• **STATED PROBLEM**: Stop at the line containing "const unitLabel = 'Beløp": write out every line from the beginning of the entries up to and including it, minus the pictures.

(Stored records)
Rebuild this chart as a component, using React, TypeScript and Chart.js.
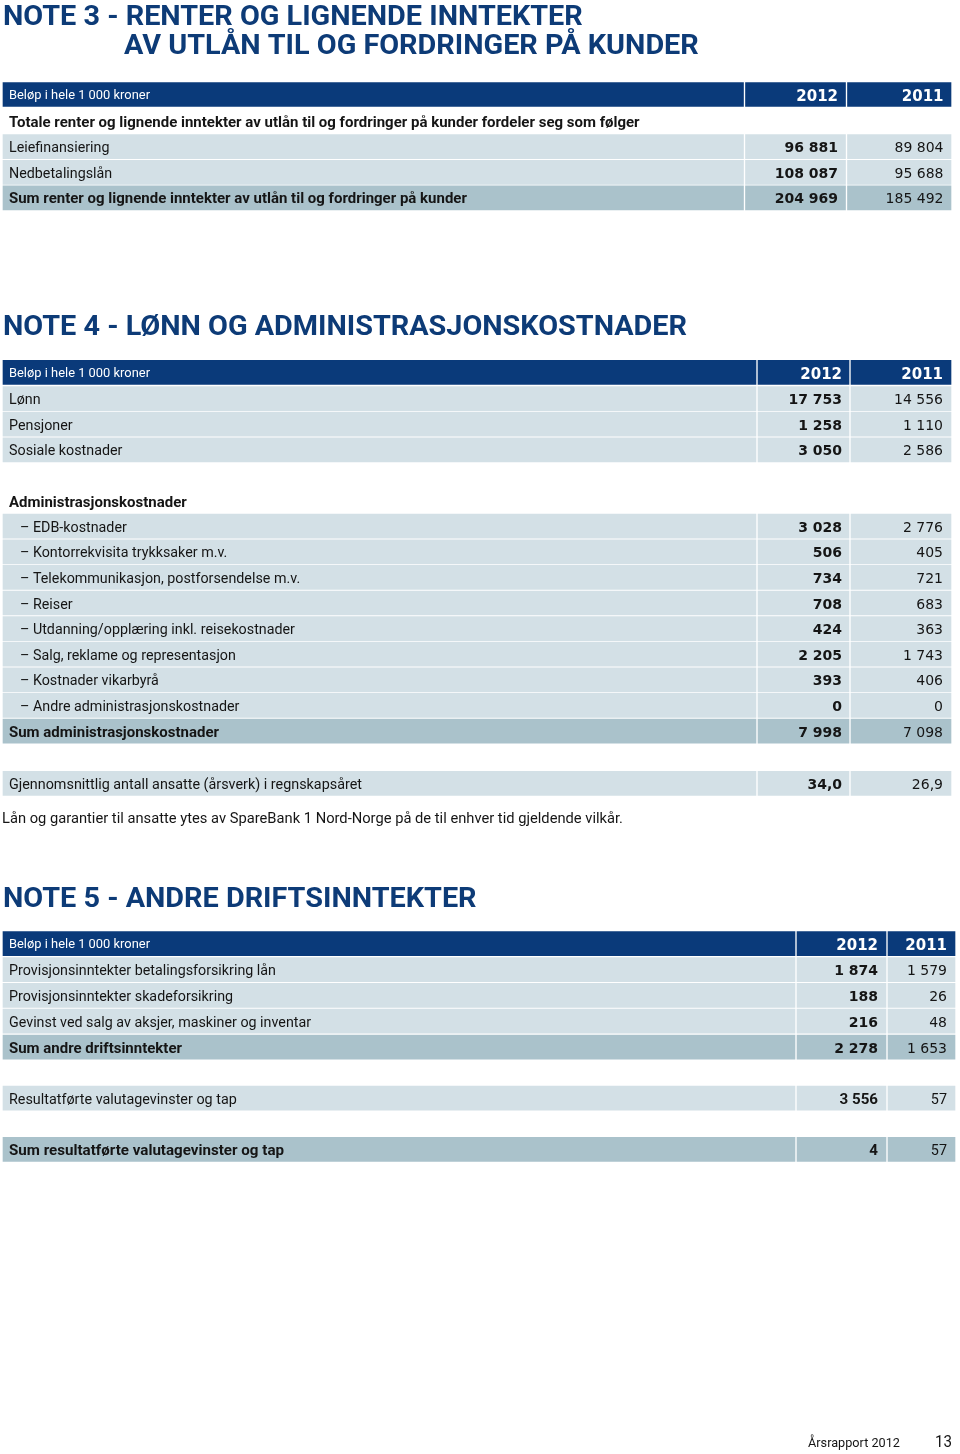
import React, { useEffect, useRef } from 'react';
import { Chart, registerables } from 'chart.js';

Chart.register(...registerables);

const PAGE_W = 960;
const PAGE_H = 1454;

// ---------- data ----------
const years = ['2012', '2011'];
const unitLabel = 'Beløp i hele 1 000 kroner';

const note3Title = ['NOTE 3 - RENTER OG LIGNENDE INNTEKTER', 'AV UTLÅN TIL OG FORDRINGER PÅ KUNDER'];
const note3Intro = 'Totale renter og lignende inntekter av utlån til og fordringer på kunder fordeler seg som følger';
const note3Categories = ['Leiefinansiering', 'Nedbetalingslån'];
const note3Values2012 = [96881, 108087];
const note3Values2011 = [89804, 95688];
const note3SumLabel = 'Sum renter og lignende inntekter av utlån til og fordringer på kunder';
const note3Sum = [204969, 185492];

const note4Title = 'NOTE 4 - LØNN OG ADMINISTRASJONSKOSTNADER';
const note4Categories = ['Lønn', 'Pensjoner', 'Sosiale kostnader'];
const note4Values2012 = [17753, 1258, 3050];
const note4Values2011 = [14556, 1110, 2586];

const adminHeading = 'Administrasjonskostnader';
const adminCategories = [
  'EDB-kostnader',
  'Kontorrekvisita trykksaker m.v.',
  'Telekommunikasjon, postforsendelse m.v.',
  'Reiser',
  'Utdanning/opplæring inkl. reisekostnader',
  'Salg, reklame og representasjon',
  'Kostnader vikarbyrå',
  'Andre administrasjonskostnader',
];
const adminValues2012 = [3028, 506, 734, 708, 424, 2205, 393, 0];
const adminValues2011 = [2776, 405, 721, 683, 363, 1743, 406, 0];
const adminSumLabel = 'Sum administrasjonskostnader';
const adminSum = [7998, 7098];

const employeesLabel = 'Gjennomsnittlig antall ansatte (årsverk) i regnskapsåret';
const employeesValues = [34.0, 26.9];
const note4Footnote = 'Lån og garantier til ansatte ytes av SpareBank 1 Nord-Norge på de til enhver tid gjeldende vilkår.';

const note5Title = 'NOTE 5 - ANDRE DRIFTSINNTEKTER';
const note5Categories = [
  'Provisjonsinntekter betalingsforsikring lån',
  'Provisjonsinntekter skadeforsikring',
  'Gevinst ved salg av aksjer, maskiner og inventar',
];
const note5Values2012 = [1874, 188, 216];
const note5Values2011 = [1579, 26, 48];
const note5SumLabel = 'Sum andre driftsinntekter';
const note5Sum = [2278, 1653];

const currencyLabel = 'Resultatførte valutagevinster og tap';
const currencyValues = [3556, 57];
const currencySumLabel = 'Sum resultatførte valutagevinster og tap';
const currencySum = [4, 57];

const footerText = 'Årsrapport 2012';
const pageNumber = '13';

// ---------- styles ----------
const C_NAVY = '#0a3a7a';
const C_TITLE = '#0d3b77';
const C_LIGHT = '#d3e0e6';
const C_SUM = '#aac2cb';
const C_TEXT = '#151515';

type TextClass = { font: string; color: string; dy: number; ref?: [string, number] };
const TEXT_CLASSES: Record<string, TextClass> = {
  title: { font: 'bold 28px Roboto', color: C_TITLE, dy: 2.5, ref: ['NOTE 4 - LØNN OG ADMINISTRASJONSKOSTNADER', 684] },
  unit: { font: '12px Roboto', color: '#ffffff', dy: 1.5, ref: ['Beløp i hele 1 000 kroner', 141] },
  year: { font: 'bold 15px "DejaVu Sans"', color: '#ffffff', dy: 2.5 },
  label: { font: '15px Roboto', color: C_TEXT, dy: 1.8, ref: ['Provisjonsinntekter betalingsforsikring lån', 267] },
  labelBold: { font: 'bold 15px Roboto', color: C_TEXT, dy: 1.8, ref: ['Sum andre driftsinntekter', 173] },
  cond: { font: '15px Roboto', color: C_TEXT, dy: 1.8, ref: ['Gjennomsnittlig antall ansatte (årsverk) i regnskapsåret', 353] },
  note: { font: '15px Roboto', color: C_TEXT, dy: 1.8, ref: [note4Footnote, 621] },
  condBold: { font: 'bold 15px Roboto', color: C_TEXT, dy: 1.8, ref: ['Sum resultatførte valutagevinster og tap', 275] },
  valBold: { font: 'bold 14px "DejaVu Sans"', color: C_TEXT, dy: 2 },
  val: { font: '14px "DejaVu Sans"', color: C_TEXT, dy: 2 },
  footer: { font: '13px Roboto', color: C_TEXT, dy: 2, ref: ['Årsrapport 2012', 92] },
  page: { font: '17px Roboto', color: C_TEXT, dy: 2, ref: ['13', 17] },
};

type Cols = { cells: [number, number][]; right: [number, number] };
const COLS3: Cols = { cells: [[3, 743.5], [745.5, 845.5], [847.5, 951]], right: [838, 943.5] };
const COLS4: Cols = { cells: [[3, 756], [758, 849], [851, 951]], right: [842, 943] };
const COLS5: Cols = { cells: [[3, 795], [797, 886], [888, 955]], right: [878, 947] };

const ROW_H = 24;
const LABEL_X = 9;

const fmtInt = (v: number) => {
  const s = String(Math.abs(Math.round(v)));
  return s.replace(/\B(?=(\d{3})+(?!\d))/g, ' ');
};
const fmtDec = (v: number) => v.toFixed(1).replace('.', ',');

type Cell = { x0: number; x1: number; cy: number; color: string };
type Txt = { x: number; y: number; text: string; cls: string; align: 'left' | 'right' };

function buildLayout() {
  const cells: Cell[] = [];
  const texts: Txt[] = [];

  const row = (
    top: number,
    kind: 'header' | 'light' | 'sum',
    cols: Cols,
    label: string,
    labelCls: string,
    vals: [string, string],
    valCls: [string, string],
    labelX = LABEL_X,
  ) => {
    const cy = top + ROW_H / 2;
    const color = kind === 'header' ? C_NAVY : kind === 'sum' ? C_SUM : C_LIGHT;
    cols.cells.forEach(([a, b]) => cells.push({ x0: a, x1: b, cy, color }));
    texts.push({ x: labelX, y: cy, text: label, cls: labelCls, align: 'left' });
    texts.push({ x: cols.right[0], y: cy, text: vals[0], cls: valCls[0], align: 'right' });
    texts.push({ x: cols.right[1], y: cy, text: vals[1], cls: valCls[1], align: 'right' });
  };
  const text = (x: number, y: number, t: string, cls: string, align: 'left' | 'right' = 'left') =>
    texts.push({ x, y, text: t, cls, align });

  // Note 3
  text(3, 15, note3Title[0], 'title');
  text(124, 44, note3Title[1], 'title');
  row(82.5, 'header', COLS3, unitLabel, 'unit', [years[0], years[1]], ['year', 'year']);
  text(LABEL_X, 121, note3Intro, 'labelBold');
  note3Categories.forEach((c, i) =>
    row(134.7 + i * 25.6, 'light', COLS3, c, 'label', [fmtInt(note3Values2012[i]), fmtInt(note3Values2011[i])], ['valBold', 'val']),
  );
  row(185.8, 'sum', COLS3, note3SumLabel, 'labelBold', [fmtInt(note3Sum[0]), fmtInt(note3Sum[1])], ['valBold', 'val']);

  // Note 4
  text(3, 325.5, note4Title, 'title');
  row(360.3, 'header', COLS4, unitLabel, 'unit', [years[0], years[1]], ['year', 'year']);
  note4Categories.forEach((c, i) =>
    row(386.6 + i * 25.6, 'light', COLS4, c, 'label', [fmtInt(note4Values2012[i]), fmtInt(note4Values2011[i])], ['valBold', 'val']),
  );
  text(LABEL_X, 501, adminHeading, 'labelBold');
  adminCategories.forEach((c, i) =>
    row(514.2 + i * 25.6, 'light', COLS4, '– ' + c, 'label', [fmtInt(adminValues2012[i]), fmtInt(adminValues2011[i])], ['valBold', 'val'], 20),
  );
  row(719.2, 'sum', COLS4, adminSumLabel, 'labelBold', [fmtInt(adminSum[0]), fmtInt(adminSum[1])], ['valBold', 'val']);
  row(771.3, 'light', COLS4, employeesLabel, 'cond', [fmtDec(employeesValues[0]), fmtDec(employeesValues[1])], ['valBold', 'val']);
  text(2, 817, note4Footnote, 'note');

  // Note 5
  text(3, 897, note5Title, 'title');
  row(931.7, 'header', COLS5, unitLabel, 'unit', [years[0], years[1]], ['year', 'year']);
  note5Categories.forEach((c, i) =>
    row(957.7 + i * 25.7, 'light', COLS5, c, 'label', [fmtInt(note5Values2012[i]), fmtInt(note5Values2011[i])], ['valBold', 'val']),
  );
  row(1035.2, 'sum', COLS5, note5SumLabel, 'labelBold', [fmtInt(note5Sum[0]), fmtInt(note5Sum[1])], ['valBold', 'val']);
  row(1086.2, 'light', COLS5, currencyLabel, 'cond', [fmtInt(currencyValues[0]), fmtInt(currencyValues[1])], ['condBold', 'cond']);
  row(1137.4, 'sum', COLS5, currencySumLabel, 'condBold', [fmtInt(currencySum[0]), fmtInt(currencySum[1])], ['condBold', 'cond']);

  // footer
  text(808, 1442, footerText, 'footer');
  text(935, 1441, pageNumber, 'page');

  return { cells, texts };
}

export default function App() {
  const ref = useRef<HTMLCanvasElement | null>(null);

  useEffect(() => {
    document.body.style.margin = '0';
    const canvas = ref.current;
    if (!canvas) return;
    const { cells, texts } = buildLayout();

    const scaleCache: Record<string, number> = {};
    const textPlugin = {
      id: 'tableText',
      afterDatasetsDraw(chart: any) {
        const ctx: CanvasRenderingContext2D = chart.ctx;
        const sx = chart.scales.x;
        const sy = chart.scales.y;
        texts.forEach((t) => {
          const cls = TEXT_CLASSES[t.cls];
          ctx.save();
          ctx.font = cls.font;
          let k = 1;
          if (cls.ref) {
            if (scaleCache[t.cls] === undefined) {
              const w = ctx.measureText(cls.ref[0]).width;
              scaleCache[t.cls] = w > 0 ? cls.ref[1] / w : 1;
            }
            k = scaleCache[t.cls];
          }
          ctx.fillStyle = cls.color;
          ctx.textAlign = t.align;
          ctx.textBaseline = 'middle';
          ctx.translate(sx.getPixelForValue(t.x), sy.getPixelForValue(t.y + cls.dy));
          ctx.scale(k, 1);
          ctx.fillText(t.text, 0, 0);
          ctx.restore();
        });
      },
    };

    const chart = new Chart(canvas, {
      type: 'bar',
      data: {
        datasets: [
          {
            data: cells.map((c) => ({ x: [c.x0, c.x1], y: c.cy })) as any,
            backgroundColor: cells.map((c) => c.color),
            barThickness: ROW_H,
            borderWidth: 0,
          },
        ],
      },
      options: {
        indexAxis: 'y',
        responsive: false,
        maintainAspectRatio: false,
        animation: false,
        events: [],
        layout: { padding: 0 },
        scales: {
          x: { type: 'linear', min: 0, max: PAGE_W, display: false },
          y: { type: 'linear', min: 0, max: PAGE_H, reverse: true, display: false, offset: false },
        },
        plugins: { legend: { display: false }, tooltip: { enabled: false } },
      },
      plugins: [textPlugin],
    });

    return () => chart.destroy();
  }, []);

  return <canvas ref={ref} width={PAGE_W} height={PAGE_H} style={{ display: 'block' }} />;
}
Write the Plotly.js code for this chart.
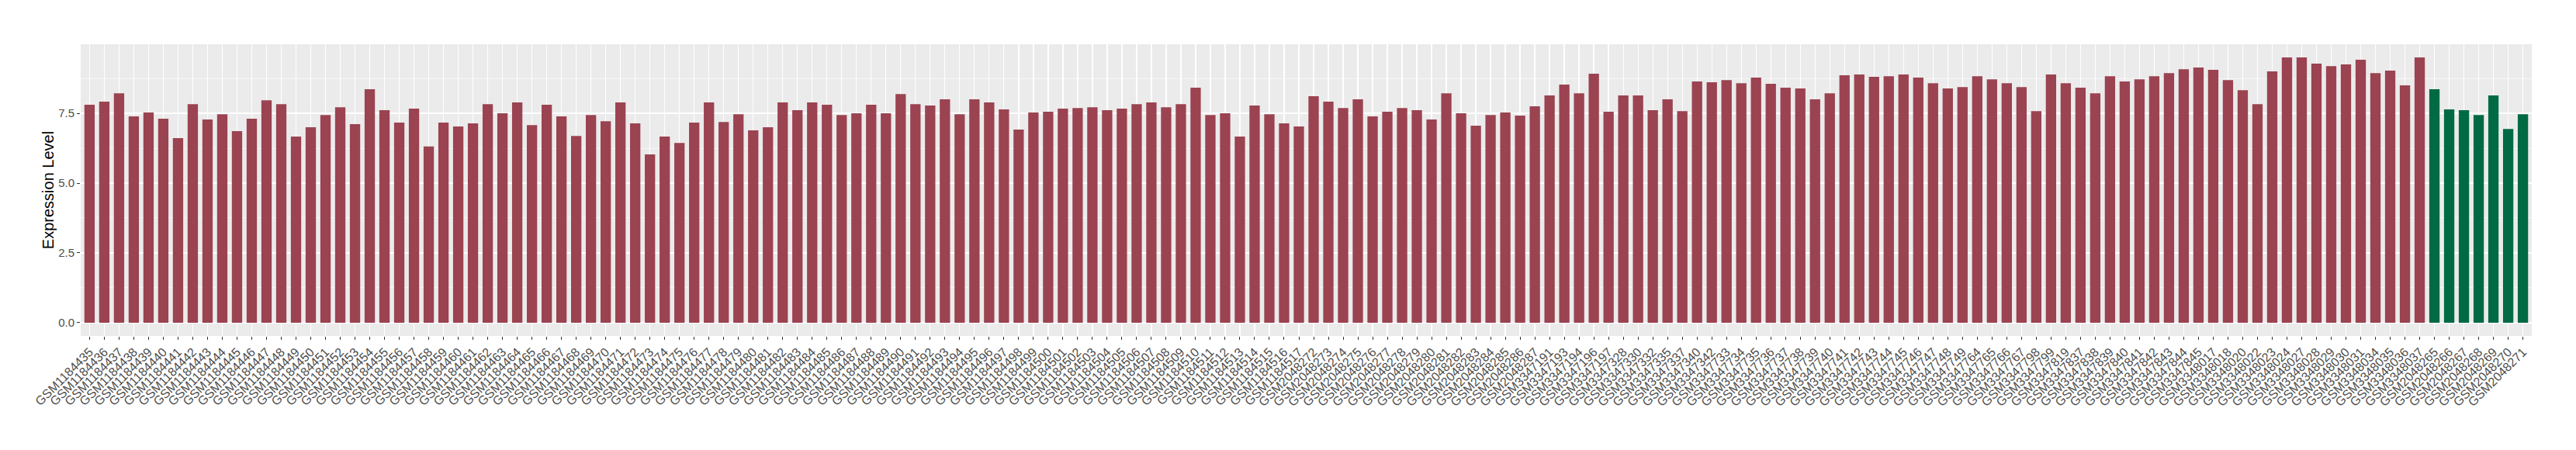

• **RESPONSE BELOW**:
Rebuild this chart as a component, using React, TypeScript and Chart.js.
import React, { useEffect, useRef } from 'react';
import { Chart, registerables } from 'chart.js';

Chart.register(...registerables);

const PAGE_W = 960;
const PAGE_H = 1454;

// ---------- data ----------
const years = ['2012', '2011'];
const unitLabel = 'Beløp i hele 1 000 kroner';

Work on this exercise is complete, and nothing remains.